EXERCISE DETAILS:
Say how many lines hold the string "matplotlib"; please write nothing but the number.

GIVEN DATA:
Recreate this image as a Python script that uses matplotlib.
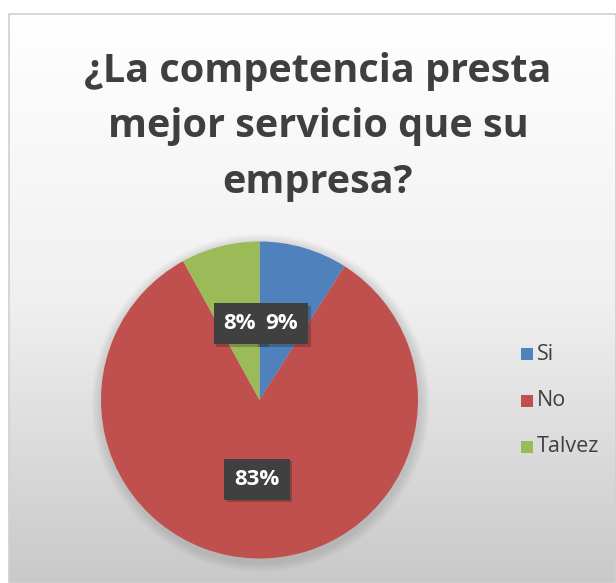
import numpy as np
import matplotlib
matplotlib.use('Agg')
import matplotlib.pyplot as plt
import matplotlib.patheffects as pe
from matplotlib.patches import Rectangle, Circle

# Data
categories = ['Si', 'No', 'Talvez']
values = [9, 83, 8]
colors = ['#4f81bd', '#c0504d', '#9bbb59']
title = '¿La competencia presta\nmejor servicio que su\nempresa?'

FONT = ['Open Sans', 'DejaVu Sans']

W, H = 616, 583
fig = plt.figure(figsize=(W / 100, H / 100), dpi=100)

# Background: white margin + grey gradient chart area
bg = fig.add_axes([0, 0, 1, 1])
bg.set_xlim(0, W)
bg.set_ylim(H, 0)
bg.axis('off')
grad = np.linspace(0, 1, 256).reshape(-1, 1)
cmap = matplotlib.colors.LinearSegmentedColormap.from_list('bg', ['#ffffff', '#f0f0f0', '#c9c9c9'])
bg.imshow(grad, cmap=cmap, extent=[9, W, H, 14], aspect='auto', zorder=0)
bg.add_patch(Rectangle((9, 14), W - 9, H - 14, fill=False, ec='#d0d0d0', lw=1.2, zorder=1))

bg.text(318, 127, title, ha='center', va='center', fontsize=28.5, fontweight='bold',
        family=FONT, color='#3f3f3f', linespacing=1.55, zorder=2)

# soft shadow under the pie
cx, cy, r = 259.5, 400, 158.5
for i in range(8):
    bg.add_patch(Circle((cx + 1, cy + 3), r + 2 + i * 1.2, fc='#808080', ec='none',
                        alpha=0.035, zorder=1))

# Pie
pax = fig.add_axes([(cx - r) / W, (H - cy - r) / H, 2 * r / W, 2 * r / H])
wedges, texts, autotexts = pax.pie(values, colors=colors, startangle=90, counterclock=False,
                                   autopct='%1.0f%%', pctdistance=0.5, radius=1.0,
                                   wedgeprops=dict(linewidth=0))
for i, t in enumerate(autotexts):
    t.set_color('white')
    t.set_fontsize(16)
    t.set_fontweight('bold')
    t.set_family(FONT)
    t.set_zorder(10 - i)
    t.set_bbox(dict(boxstyle='square,pad=0.45', fc='#404040', ec='none'))
    t.get_bbox_patch().set_path_effects([pe.SimplePatchShadow(offset=(2, -2), alpha=0.25),
                                         pe.Normal()])
pax.set_xlim(-1, 1)
pax.set_ylim(-1, 1)
pax.set_aspect('equal')
pax.axis('off')

# Legend
leg_y = [354, 401, 447]
for name, col, y in zip(categories, colors, leg_y):
    bg.add_patch(Rectangle((521, y - 6), 12, 12, fc=col, ec='none', zorder=3))
    bg.text(537, y, name, ha='left', va='center', fontsize=15.5,
            family=FONT, color='#404040', zorder=3)

fig.savefig('out.png', dpi=100)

TASK ANSWER:
7